◆ Task goal
Starting with the first line and ending with the line that holds "1.25, 1.35, 1.45];", repeat the material exactly.

◆ Data shown
#####
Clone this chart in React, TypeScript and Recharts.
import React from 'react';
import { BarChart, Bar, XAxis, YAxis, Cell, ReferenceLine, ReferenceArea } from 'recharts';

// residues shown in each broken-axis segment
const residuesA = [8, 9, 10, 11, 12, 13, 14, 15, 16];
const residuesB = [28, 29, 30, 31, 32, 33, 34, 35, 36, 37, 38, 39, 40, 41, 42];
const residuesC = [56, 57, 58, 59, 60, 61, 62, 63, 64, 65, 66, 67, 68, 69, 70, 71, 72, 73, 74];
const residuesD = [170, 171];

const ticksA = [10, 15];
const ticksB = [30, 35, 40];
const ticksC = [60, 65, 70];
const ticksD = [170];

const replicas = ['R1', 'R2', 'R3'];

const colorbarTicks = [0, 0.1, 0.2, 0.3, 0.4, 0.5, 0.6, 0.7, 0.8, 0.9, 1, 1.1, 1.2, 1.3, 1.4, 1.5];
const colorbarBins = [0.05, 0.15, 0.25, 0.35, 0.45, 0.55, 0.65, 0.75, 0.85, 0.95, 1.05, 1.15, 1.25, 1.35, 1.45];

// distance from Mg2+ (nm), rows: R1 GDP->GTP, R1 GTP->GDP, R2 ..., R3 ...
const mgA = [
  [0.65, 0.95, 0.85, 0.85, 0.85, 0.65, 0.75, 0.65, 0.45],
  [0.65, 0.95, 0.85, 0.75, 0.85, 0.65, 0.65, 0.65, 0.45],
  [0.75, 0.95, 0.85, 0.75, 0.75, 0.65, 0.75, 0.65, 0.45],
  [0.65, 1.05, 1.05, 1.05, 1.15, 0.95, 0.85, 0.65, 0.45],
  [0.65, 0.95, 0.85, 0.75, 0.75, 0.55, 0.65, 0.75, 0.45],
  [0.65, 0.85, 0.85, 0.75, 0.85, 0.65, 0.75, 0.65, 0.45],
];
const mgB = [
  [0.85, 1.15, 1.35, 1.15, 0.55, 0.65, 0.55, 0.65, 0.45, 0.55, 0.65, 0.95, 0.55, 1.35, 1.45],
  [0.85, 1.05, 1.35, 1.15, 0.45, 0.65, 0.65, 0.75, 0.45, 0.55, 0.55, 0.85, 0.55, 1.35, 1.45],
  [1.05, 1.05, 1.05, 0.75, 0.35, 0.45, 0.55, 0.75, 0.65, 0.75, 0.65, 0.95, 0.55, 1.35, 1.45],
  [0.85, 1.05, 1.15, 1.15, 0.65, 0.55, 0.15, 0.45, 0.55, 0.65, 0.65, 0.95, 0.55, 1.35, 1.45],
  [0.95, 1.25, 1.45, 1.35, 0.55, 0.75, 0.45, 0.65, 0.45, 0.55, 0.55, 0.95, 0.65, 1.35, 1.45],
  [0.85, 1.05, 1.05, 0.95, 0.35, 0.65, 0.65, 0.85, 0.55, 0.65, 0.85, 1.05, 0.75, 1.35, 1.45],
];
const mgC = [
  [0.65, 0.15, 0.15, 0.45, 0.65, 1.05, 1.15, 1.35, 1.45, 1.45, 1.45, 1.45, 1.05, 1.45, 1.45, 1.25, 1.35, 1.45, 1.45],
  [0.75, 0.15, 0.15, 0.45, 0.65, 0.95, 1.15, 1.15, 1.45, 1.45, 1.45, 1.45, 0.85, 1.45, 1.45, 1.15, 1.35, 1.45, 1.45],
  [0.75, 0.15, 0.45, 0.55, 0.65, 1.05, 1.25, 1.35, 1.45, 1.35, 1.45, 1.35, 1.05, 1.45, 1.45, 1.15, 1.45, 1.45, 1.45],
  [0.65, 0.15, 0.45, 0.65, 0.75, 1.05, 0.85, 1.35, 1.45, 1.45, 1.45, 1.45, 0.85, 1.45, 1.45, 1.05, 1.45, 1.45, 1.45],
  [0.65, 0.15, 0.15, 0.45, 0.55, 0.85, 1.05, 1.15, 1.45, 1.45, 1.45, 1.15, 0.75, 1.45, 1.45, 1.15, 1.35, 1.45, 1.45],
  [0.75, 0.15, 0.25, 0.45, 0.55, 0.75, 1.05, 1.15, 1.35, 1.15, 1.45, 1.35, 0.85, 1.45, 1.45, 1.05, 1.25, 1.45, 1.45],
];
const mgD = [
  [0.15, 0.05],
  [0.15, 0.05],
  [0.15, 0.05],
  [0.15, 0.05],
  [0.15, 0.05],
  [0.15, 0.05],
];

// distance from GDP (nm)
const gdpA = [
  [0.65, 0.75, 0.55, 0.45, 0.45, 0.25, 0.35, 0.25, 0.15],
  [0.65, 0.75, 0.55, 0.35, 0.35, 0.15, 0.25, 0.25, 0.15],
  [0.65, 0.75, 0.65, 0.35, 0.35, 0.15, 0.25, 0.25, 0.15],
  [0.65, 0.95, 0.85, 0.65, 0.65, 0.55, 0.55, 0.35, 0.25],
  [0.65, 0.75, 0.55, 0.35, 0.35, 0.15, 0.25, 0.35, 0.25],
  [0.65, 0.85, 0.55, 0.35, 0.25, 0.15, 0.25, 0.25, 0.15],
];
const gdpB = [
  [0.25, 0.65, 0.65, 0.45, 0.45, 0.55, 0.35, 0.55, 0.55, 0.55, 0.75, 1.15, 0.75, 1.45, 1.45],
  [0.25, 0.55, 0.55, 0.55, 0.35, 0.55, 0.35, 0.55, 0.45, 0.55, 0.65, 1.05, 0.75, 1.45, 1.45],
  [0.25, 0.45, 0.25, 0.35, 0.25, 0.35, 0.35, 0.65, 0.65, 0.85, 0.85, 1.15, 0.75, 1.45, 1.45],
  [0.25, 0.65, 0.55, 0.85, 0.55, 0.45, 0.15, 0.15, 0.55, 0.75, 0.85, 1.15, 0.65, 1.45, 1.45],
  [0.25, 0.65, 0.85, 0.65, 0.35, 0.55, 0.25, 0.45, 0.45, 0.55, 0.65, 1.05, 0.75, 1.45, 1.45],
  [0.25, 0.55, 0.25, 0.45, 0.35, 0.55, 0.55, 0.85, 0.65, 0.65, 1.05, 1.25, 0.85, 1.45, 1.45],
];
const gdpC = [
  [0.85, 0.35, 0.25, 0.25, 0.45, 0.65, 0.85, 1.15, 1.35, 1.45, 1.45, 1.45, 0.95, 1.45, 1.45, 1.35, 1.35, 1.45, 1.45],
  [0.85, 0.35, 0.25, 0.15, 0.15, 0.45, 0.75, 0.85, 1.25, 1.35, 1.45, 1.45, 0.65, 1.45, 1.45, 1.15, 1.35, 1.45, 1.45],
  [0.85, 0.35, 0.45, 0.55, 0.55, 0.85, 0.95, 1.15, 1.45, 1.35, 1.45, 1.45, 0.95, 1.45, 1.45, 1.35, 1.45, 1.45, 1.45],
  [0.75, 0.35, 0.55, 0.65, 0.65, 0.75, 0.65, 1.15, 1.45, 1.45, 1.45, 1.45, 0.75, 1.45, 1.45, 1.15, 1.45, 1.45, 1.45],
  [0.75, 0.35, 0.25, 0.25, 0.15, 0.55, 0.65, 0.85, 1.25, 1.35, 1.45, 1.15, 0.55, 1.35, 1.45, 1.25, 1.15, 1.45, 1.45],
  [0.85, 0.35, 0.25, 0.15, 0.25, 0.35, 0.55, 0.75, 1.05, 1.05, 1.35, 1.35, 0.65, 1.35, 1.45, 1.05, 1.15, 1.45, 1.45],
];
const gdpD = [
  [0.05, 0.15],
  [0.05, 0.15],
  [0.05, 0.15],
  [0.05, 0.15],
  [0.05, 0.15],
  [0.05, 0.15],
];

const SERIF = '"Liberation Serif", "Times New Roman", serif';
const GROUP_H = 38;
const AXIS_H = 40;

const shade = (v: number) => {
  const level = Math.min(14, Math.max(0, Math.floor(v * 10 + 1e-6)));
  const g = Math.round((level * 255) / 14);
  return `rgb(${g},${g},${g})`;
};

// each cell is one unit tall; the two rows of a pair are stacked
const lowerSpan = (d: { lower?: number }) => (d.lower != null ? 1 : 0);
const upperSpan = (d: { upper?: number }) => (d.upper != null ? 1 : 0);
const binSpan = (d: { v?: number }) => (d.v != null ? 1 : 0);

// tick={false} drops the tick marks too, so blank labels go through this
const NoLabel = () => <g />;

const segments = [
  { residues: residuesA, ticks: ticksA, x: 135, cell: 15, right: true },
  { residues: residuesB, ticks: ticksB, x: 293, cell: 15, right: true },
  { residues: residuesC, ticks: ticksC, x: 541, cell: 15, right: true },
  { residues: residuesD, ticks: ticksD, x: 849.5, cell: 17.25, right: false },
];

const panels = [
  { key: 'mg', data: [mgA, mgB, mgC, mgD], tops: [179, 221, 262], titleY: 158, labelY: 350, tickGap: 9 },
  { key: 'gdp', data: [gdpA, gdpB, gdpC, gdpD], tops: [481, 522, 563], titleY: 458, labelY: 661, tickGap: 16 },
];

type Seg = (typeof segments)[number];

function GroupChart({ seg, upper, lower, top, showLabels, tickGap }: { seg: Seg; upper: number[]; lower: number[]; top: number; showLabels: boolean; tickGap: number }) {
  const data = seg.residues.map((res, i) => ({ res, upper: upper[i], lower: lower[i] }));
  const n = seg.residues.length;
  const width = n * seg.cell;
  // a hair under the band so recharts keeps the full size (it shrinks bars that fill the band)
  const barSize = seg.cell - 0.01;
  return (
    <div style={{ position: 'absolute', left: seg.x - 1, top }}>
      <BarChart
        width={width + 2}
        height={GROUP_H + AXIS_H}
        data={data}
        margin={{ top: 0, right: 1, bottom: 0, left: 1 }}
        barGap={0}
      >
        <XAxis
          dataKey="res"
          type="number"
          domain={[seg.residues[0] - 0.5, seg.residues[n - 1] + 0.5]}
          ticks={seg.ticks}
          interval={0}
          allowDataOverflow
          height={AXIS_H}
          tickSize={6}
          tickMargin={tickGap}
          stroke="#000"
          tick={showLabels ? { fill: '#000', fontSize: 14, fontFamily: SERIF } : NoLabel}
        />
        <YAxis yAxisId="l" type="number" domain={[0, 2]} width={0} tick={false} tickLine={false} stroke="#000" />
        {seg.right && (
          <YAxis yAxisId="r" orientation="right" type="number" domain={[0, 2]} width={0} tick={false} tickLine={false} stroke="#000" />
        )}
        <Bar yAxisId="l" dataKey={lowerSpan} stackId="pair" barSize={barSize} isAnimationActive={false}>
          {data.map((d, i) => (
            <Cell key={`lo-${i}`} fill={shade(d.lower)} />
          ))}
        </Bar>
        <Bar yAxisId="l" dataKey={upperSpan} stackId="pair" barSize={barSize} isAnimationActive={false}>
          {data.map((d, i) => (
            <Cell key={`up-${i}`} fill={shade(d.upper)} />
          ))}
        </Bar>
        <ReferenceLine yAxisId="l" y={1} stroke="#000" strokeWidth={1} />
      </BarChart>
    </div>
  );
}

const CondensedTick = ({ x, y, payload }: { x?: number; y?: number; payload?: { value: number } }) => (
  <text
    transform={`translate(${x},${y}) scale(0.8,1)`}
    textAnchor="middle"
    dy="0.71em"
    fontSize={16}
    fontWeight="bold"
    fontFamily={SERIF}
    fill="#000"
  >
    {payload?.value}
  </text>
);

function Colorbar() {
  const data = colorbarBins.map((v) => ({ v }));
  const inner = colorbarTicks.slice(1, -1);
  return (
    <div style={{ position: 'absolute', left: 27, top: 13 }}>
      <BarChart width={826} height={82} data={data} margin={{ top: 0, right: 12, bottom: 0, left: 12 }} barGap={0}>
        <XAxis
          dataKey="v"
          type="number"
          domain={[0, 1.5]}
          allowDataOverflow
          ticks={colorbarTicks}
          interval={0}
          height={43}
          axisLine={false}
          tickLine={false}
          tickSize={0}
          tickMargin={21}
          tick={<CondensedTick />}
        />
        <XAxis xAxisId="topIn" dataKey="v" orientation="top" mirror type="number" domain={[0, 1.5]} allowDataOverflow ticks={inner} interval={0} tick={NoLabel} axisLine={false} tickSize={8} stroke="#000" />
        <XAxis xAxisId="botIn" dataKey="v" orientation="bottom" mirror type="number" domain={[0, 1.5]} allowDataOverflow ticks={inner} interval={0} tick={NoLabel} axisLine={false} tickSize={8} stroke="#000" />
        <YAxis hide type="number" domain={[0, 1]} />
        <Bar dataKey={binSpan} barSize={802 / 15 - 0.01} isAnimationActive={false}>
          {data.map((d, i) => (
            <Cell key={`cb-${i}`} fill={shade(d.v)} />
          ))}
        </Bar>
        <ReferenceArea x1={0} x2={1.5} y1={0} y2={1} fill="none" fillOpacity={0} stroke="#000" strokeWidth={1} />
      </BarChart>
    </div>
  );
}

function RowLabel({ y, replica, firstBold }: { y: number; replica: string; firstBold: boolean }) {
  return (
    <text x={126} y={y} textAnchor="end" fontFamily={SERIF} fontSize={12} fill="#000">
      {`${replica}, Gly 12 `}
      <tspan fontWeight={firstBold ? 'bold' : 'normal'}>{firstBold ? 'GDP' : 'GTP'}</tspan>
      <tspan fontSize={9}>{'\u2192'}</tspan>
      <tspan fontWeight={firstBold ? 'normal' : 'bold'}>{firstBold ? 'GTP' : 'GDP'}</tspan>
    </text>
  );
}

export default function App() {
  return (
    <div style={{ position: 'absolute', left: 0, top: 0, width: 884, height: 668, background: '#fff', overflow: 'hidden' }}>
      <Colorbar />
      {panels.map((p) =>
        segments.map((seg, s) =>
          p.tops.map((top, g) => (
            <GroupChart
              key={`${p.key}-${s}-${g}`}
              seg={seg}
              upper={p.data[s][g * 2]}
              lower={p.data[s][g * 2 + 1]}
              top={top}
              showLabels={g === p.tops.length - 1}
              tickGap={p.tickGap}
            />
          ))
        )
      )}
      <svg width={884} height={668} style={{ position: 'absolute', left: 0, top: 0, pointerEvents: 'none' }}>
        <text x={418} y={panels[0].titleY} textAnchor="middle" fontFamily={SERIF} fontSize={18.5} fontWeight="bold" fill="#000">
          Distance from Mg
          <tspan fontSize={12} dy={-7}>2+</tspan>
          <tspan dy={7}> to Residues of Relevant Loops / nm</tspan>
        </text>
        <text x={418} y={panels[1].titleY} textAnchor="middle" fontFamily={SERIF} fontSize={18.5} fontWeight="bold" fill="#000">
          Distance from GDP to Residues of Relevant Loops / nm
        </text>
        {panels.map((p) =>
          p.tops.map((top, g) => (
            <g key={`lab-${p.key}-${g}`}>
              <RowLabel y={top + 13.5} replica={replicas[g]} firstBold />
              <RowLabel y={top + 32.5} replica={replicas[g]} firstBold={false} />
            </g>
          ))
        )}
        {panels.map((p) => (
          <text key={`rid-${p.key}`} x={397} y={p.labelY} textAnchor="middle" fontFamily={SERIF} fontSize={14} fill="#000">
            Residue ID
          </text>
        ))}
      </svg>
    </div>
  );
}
#####
◆ Exercise output
Clone this chart in React, TypeScript and Recharts.
import React from 'react';
import { BarChart, Bar, XAxis, YAxis, Cell, ReferenceLine, ReferenceArea } from 'recharts';

// residues shown in each broken-axis segment
const residuesA = [8, 9, 10, 11, 12, 13, 14, 15, 16];
const residuesB = [28, 29, 30, 31, 32, 33, 34, 35, 36, 37, 38, 39, 40, 41, 42];
const residuesC = [56, 57, 58, 59, 60, 61, 62, 63, 64, 65, 66, 67, 68, 69, 70, 71, 72, 73, 74];
const residuesD = [170, 171];

const ticksA = [10, 15];
const ticksB = [30, 35, 40];
const ticksC = [60, 65, 70];
const ticksD = [170];

const replicas = ['R1', 'R2', 'R3'];

const colorbarTicks = [0, 0.1, 0.2, 0.3, 0.4, 0.5, 0.6, 0.7, 0.8, 0.9, 1, 1.1, 1.2, 1.3, 1.4, 1.5];
const colorbarBins = [0.05, 0.15, 0.25, 0.35, 0.45, 0.55, 0.65, 0.75, 0.85, 0.95, 1.05, 1.15, 1.25, 1.35, 1.45];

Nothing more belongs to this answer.